FONDATION OBITUAIRE, est celle qui est faite pour un obit, c'est-à-dire qui a pour objet des messes, services, et prières, qui doivent être dites pour le repos de l'âme de quelqu'un qui est décédé. (A)

FONDATION PIE ou PIEUSE, est celle qui s'applique à quelques œuvres de piété, comme de faire dire des messes, services, et prières ; de faire des aumônes, de soulager les malades, etc. (A)

FONDATION ROYALE, est celle qui provient de la libéralité de nos rais. Les évêchés et la plupart des abbayes sont de fondation royale ; dans le doute à l'égard des abbayes, on présume en faveur du Roi. Il y a aussi des collégiales et autres églises de fondation royale ; pour la fondation des chapelles et autres bénéfices simples, le Roi n'a pas besoin de recourir à la juridiction ecclésiastique pour les autoriser ; il en serait autrement s'il s'agissait d'établir des bénéfices ayant charge d'ame ou juridiction spirituelle : il faudrait en ce cas l'autorité de l'église et l'institution de l'évêque. Bibliot. can. tom. I. p. 280.

Il y a aussi des colléges et autres établissements séculiers qui sont de fondation royale. (A)

FONDATION SACERDOTALE, se dit en matière bénéficiale, de celle qui est affectée à des ecclésiastiques ayant l'ordre de prêtrise. Un bénéfice peut être sacerdotal à lege, comme un curé, ou sacerdotal à fundatione, lorsque le fondateur a voulu que le bénéfice ne put être possédé que par des prêtres, quoique la nature du bénéfice ne le demandât pas. (A)

FONDATION SECULIERE, est celle qui est affectée à des séculiers.
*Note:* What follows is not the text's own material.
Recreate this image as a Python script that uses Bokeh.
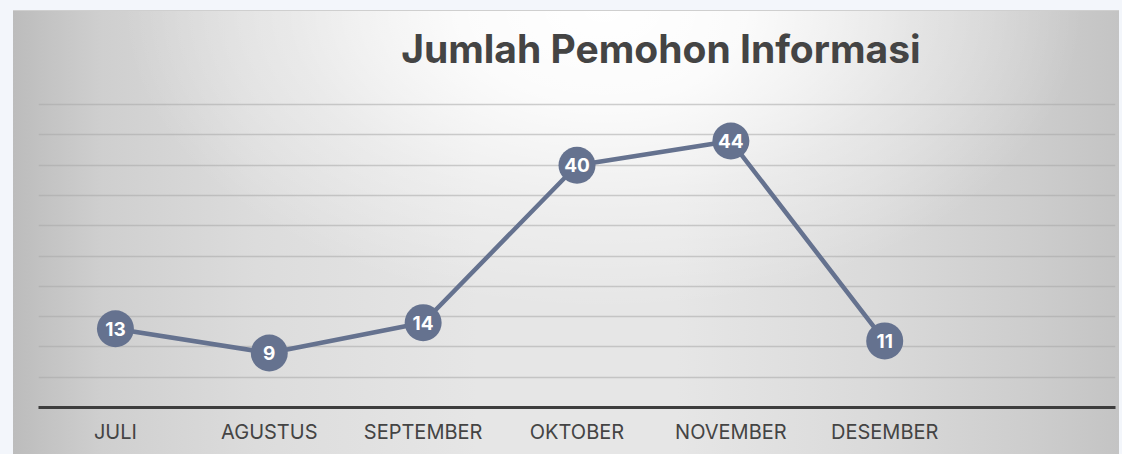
from bokeh.plotting import figure
from bokeh.models import ColumnDataSource, FixedTicker, Label, Range1d
from bokeh.embed import file_html
from bokeh.resources import INLINE
from bokeh.core.properties import value

# ---- data ----
months = ["JULI", "AGUSTUS", "SEPTEMBER", "OKTOBER", "NOVEMBER", "DESEMBER"]
counts = [13, 9, 14, 40, 44, 11]
grid_ticks = [5, 10, 15, 20, 25, 30, 35, 40, 45, 50]
title_text = "Jumlah Pemohon Informasi"

n_slots = len(months) + 1
xs = [i + 0.5 for i in range(len(months))]
src = ColumnDataSource(dict(x=xs, y=counts, label=[str(c) for c in counts]))

LINE_COLOR = "#65728f"
TEXT_COLOR = "#444444"

p = figure(
    width=1122, height=454,
    output_backend="svg", toolbar_location=None,
    x_range=Range1d(0, n_slots), y_range=Range1d(0, 67.2),
    min_border_left=38, min_border_right=7, min_border_top=0, min_border_bottom=47,
)
p.background_fill_color = None
p.border_fill_color = None
p.outline_line_color = None
p.styles = {
    "background": (
        "linear-gradient(#cfcfcf,#cfcfcf) 13px 10px / 1106px 1px no-repeat, "
        "radial-gradient(ellipse 480px 300px at 590px 0px, rgba(255,255,255,1) 0%, rgba(255,255,255,0.85) 30%, rgba(255,255,255,0.35) 65%, rgba(255,255,255,0) 100%) 13px 10px / 1106px 444px no-repeat, "
        "linear-gradient(to right, #bcbcbc 0%, #cfcfcf 8%, #dcdcdc 22%, #e6e6e6 42%, #e6e6e6 60%, #dadada 78%, #cdcdcd 92%, #c4c4c4 100%) 13px 10px / 1106px 444px no-repeat, "
        "#f3f6fb"
    )
}

# axes
p.yaxis.visible = False
xa = p.xaxis[0]
xa.ticker = FixedTicker(ticks=xs)
xa.major_label_overrides = {x: m for x, m in zip(xs, months)}
xa.axis_line_color = "#3d3d3d"
xa.axis_line_width = 3
xa.major_tick_line_color = None
xa.minor_tick_line_color = None
xa.major_label_standoff = 6
xa.major_label_text_font = "Inter"
xa.major_label_text_font_size = "20px"
xa.major_label_text_color = TEXT_COLOR

# grid
p.xgrid.visible = False
p.ygrid.ticker = FixedTicker(ticks=grid_ticks)
p.ygrid.grid_line_color = "#a8a8a8"
p.ygrid.grid_line_width = 1.5
p.ygrid.grid_line_alpha = 0.55

# series
p.line("x", "y", source=src, line_color=LINE_COLOR, line_width=4.5)
p.scatter("x", "y", source=src, size=37, fill_color=LINE_COLOR, line_color=None)
p.text("x", "y", text="label", source=src, text_align="center", text_baseline="middle",
       text_color="white", text_font=value("Inter"), text_font_style="bold",
       text_font_size="19px")

# title
p.add_layout(Label(x=4.045, y=59.3, text=title_text, text_align="center",
                   text_baseline="middle", text_font="Inter", text_font_style="bold",
                   text_font_size="39px", text_color=TEXT_COLOR))

open("out.html", "w").write(file_html(p, INLINE))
On entend aussi quelquefois par-là une fondation qui n'est point applicable à aucune église ni au service divin, quoique des ecclésiastiques puissent être l'objet de la fondation, aussi-bien que des laïcs ; par exemple, les bourses des colléges ne sont point des bénéfices, et sont considérées comme des fondations séculières, lors même qu'elles sont affectées à des ecclésiastiques.

Les fondations séculières sont opposées aux fondations ecclésiastiques.

Les colléges, les académies, les hôpitaux, sont des fondations séculières. (A)

FONDATION, se dit aussi figurément du commencement d'une ville, d'un empire, etc.

Les Romains comptaient leurs années depuis la fondation de Rome, ab urbe conditâ, que les écrivains expriment quelquefois par ab u. c. Les Chronologues comptent 779 ans depuis la sortie de l'Egypte jusqu'à la fondation de Rome. Voyez EPOQUE. Chambers.